Cats’ behavior also changes when they are neutered or spayed, and how it changes depends on whether they start life as a tom or a molly.

When a molly doesn’t get spayed, she will have times when she becomes a queen. If there is more than one molly, they may fight for dominance.

When a molly goes into heat and becomes a queen, things can get pretty wild.

She may roll around, make weird meowing or growling sounds, put her rump in the air, act aggressively or be protective of kittens or favorite objects. If there are tomcats around, this behavior will certainly attract their attention.

Unneutered male cats are notorious for roaming around the neighborhood looking for a queen. They can travel quite a distance and be gone for days on their adventures.

Other common and not so pleasant behaviors of toms include spraying urine to mark their territory and becoming aggressive when encountering other cats or even people.

After neutering, male cats often become docile and friendlier, and they tend not to roam as much or at all.

Female cats’ personalities do not change as much as males after spaying. However, neutered females no longer go into heat, and they are not as popular with the neighborhood toms.


Popular Names for Female Kittens

Whether your kitty is a molly, a queen, or a dam, she still needs a personal name, and finding the right name for your kitten’s personality is part of the joy of being a cat parent.

Queenie might be an appropriate name for a female kitten, but it doesn’t appear on the top 10 and top 20 lists of female kitten names. But Molly does, along with:

  • Chloe
  • Bella
  • Lily
  • Luna
  • Mia
  • Princess
  • Gracie, and
  • Kitty


Conclusions about Names for Female Kittens

We call female kittens a molly unless they become a queen.
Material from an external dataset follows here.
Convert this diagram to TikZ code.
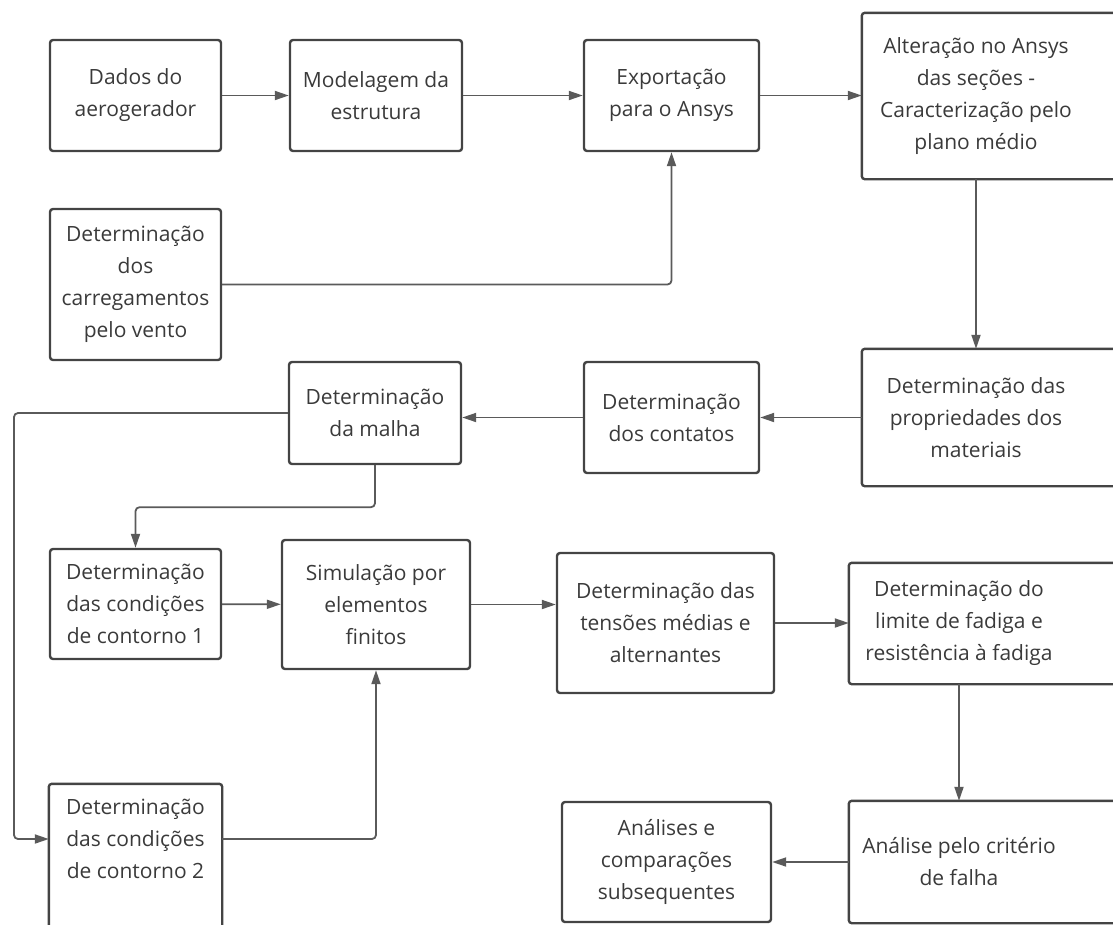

Female cats are known as queens as long as they are unaltered adults in the mood for breeding, pregnant, or lactating.

Once a queen is no longer in heat, pregnant, or caring for kittens, she becomes a molly again, even though she may still act like the queen of the house.

A neutered female cat is always a molly, and only female kittens or cats with official breeding papers raised for breeding are called dams.